Wheat PHOTO: Reuters

To save over $2 billion spent on the importation of wheat in Nigeria yearly, the Lagos Commodities and Futures Exchange (LCFE) has entered into a partnership with Heritage Bank to create a structure for trading on wheat contracts and its allied products, following the ongoing intervention of the Central Bank of Nigeria (CBN) to position the country as a net exporter of wheat.

Already, the apex bank’s intervention to address the perennial imbalances in wheat production in Nigeria has led to the disbursement of N41 billion to participating financial institutions (PFIs), including Heritage Bank for the production of quality wheat.

Addressing members of the commodity ecosystem operators at the weekend, the Managing Director, LCFE, Akin Akeredolu-Ale, explained that the exchange’s primary function was to create a structured platform for fungible tradable instruments that are de-risked by way of forward contracts through commodities products in agriculture, mineral resources, oil and gas where issuers can also write an array of contracts.

He commended the Central Bank and the Securities and Exchange Commission (SEC) for the current initiative on wheat production and the creation of an enabling environment for the development of the commodities ecosystem.

“LCFE is delighted to have a partner in Heritage Bank for the development of the commodities ecosystem. We are committed to partnering with the bank to develop the wheat value chains.

“We will aggregate farmers, their commodities, and data for the overall development of the wheat value chain. Our involvement is in the primary input. The exchange would continue to provide the necessary support to Heritage Bank through the alignment of various stakeholders and partners,” Akeredolu-Ale said.

Former Executive Director, Lake Chad Institute of Research, Dr. Oluwasina Olabanji said the $2 billion Nigeria spent annually on wheat importation is due to insufficiency in commercial quantities and poor quality of primary input.

Millers have had to resort to importing wheat to meet the huge demand for wheat by-products, causing wheat importation to constitute a key contributor to the nation’s huge import bill.

According to him, given the diverse uses of wheat, any country that cannot produce the commodity for consumption and sales is bound to face balance in trade challenges.

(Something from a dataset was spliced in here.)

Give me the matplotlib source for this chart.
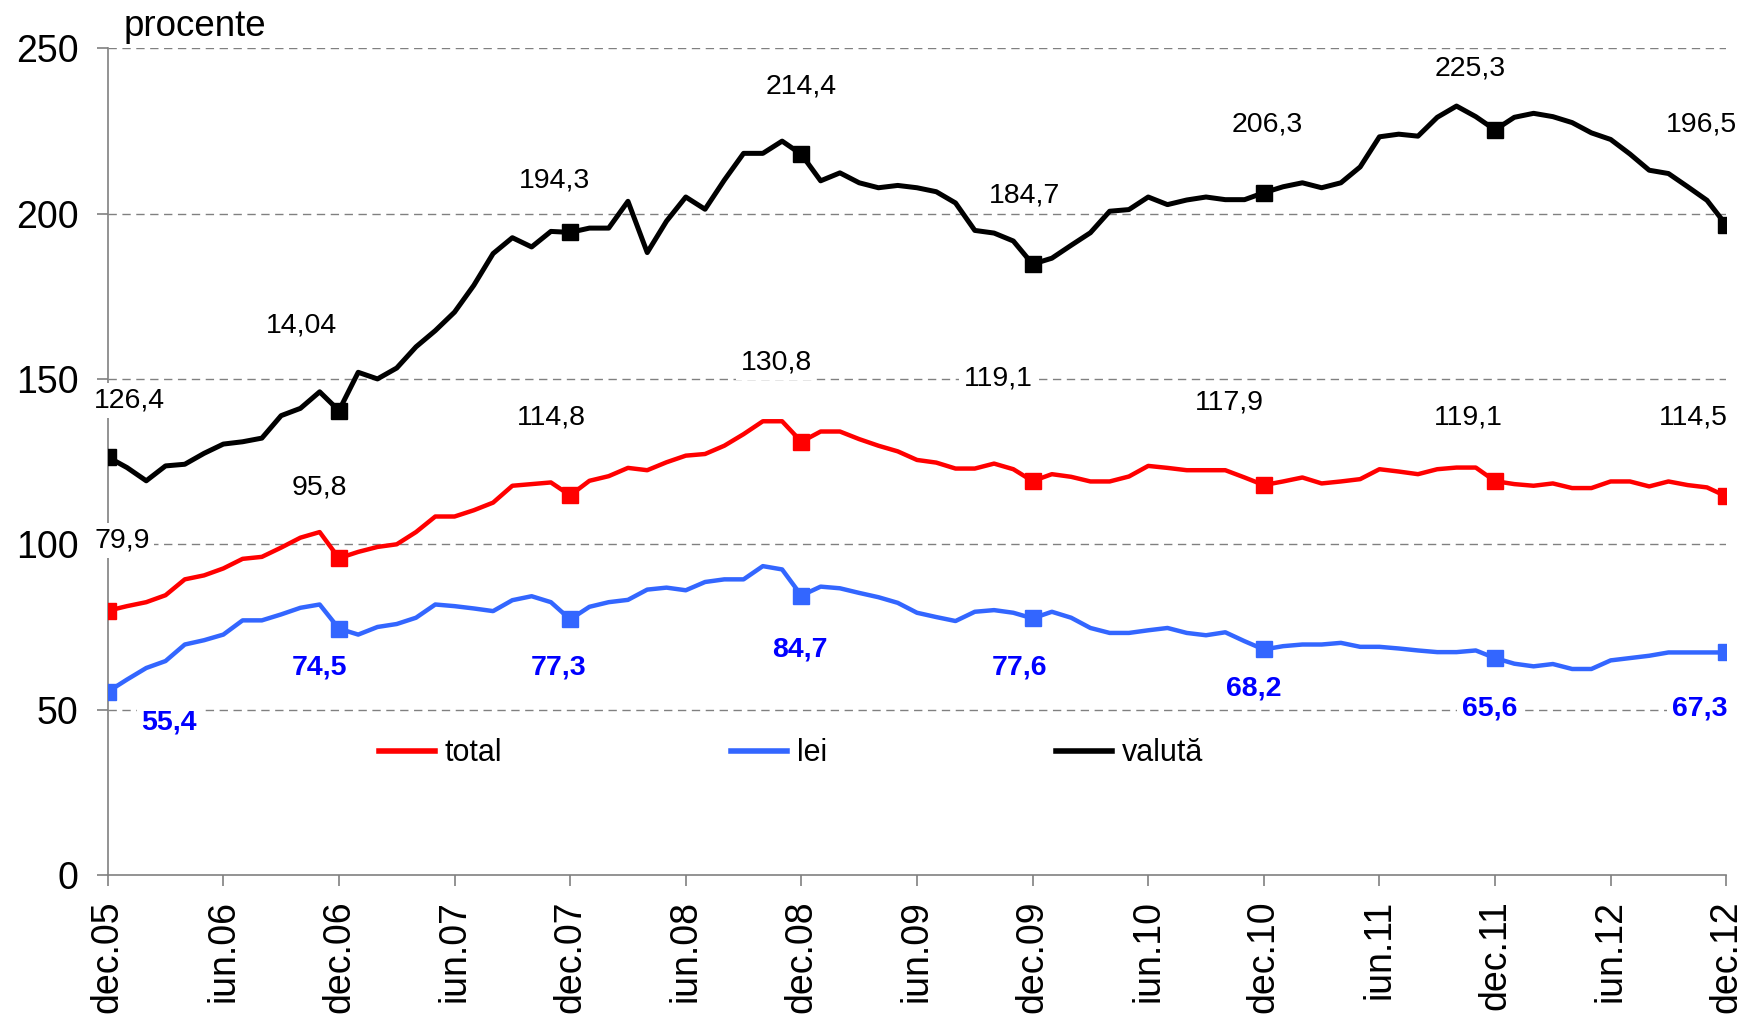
import matplotlib
matplotlib.use("Agg")
import matplotlib.pyplot as plt
from matplotlib.lines import Line2D

plt.rcParams['font.family'] = ['Liberation Sans', 'DejaVu Sans']

# monthly values, dec.05 .. dec.12
valuta = [126.4, 123.2, 119.2, 123.7, 124.2, 127.5, 130.3, 131.0, 132.1, 138.9, 141.1, 146.1,
          140.4, 152.0, 150.0, 153.3, 159.7, 164.6, 170.2, 178.3, 187.9, 192.7, 189.9, 194.6,
          194.3, 195.6, 195.6, 203.7, 188.2, 197.7, 205.0, 201.3, 210.1, 218.2, 218.2, 221.9,
          217.9, 209.9, 212.3, 209.3, 207.8, 208.5, 207.8, 206.6, 203.2, 194.9, 194.1, 191.7,
          184.7, 186.5, 190.4, 194.2, 200.7, 201.2, 205.0, 202.7, 204.1, 205.0, 204.2, 204.2,
          206.3, 208.1, 209.3, 207.8, 209.3, 214.1, 223.2, 224.0, 223.4, 229.1, 232.5, 229.3,
          225.3, 229.1, 230.3, 229.3, 227.5, 224.4, 222.4, 218.0, 213.1, 212.1, 208.1, 204.0,
          196.5]
total = [79.9, 81.3, 82.5, 84.6, 89.4, 90.6, 92.7, 95.6, 96.2, 99.0, 102.0, 103.7,
         95.8, 97.7, 99.2, 100.0, 103.7, 108.4, 108.4, 110.3, 112.6, 117.7, 118.2, 118.7,
         114.8, 119.2, 120.6, 123.1, 122.4, 124.8, 126.8, 127.3, 129.8, 133.3, 137.2, 137.2,
         131.0, 134.1, 134.1, 131.8, 129.8, 128.1, 125.5, 124.7, 122.9, 122.9, 124.4, 122.7,
         119.1, 121.2, 120.4, 119.0, 119.0, 120.5, 123.7, 123.1, 122.4, 122.4, 122.4, 120.2,
         117.9, 119.0, 120.2, 118.4, 119.0, 119.7, 122.7, 122.0, 121.2, 122.7, 123.2, 123.2,
         119.1, 118.2, 117.7, 118.4, 117.0, 117.0, 119.0, 119.0, 117.5, 119.0, 117.9, 117.2,
         114.5]
lei = [55.4, 59.1, 62.6, 64.7, 69.7, 71.0, 72.7, 77.0, 77.0, 78.8, 80.8, 81.8,
       74.5, 72.7, 75.0, 75.9, 77.8, 81.8, 81.3, 80.6, 79.8, 83.1, 84.3, 82.5,
       77.3, 81.1, 82.5, 83.2, 86.3, 86.9, 86.1, 88.6, 89.4, 89.4, 93.4, 92.4,
       84.5, 87.2, 86.7, 85.3, 84.0, 82.3, 79.3, 78.0, 76.8, 79.6, 80.1, 79.3,
       77.6, 79.6, 77.8, 74.7, 73.2, 73.2, 74.0, 74.7, 73.2, 72.5, 73.4, 70.7,
       68.2, 69.2, 69.7, 69.7, 70.2, 69.0, 69.0, 68.5, 67.9, 67.4, 67.4, 67.9,
       65.6, 63.9, 63.1, 63.8, 62.3, 62.3, 64.9, 65.6, 66.3, 67.3, 67.3, 67.3,
       67.3]

tick_labels = ["dec.05", "iun.06", "dec.06", "iun.07", "dec.07", "iun.08", "dec.08",
               "iun.09", "dec.09", "iun.10", "dec.10", "iun.11", "dec.11", "iun.12", "dec.12"]

# data labels shown at each December
valuta_labels = ["126,4", "14,04", "194,3", "214,4", "184,7", "206,3", "225,3", "196,5"]
total_labels = ["79,9", "95,8", "114,8", "130,8", "119,1", "117,9", "119,1", "114,5"]
lei_labels = ["55,4", "74,5", "77,3", "84,7", "77,6", "68,2", "65,6", "67,3"]

# label anchor positions (month index, y)
valuta_pos = [(1.15, 143.5), (10.05, 166.2), (23.2, 210.1), (36.0, 238.4),
              (47.6, 205.5), (60.2, 226.8), (70.7, 243.9), (82.7, 226.8)]
total_pos = [(0.75, 101.1), (11.0, 117.2), (23.0, 138.4), (34.7, 155.0),
             (46.2, 150.0), (58.2, 142.9), (70.6, 138.2), (82.3, 138.2)]
lei_pos = [(3.2, 46.2), (11.0, 62.8), (23.4, 62.6), (35.9, 68.2),
           (47.3, 62.6), (59.5, 56.4), (71.7, 50.4), (82.6, 50.4)]

x = list(range(len(valuta)))
dec_idx = list(range(0, len(x), 12))

fig = plt.figure(figsize=(17.43, 10.25), dpi=100)
ax = fig.add_axes([0.0618, 0.1463, 0.9286, 0.8067])

ax.plot(x, total, color='#ff0000', lw=3.2, marker='s', ms=12, markevery=dec_idx, zorder=3)
ax.plot(x, lei, color='#3366ff', lw=3.2, marker='s', ms=12, markevery=dec_idx, zorder=3)
ax.plot(x, valuta, color='black', lw=3.6, marker='s', ms=12, markevery=dec_idx, zorder=3)

box = dict(facecolor='white', edgecolor='none', pad=3)
for txt, (px, py) in zip(valuta_labels, valuta_pos):
    ax.text(px, py, txt, fontsize=20.5, ha='center', va='center', bbox=box,
            zorder=5, clip_on=False)
for txt, (px, py) in zip(total_labels, total_pos):
    ax.text(px, py, txt, fontsize=20.5, ha='center', va='center', bbox=box,
            zorder=5, clip_on=False)
for txt, (px, py) in zip(lei_labels, lei_pos):
    ax.text(px, py, txt, fontsize=20.5, ha='center', va='center', color='#0000ff',
            fontweight='bold', bbox=box, zorder=5, clip_on=False)

ax.set_xlim(0, 84)
ax.set_ylim(0, 250)
ax.set_yticks([0, 50, 100, 150, 200, 250])
ax.set_xticks(range(0, 85, 6))
ax.set_xticklabels(tick_labels, rotation=90)
ax.tick_params(axis='both', labelsize=27, color='#808080', length=8, width=1.2)
ax.tick_params(axis='y', pad=13)
ax.tick_params(axis='x', pad=10)

for yv in [50, 100, 150, 200, 250]:
    ax.axhline(yv, color='#808080', lw=1, ls=(0, (6, 4)), zorder=1)

for s in ['top', 'right']:
    ax.spines[s].set_visible(False)
for s in ['left', 'bottom']:
    ax.spines[s].set_color('#808080')
    ax.spines[s].set_linewidth(1.2)

fig.text(0.0711, 0.9737, "procente", fontsize=26.5, va='center', ha='left')

handles = [Line2D([], [], color='#ff0000', lw=4),
           Line2D([], [], color='#3366ff', lw=4),
           Line2D([], [], color='black', lw=4)]
ax.legend(handles, ['total', 'lei', 'valută'], loc='center', bbox_to_anchor=(0.422, 0.147),
          ncol=3, frameon=False, fontsize=22, handlelength=1.85, handletextpad=0.3,
          columnspacing=7.5)

fig.savefig("out.png", dpi=100)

However, he expressed optimism that the apex bank’s intervention would address the challenges facing wheat production, boost investment opportunities in Agriculture, enhance foreign exchange earnings and provide jobs for the country’s teeming unemployed youths.

Heritage Bank’s Divisional Head, Agribusiness, Natural Resources and Project Management, Olugbenga Awe stated that Heritage bank was committed to promoting the development of agricultural value chains in Nigeria.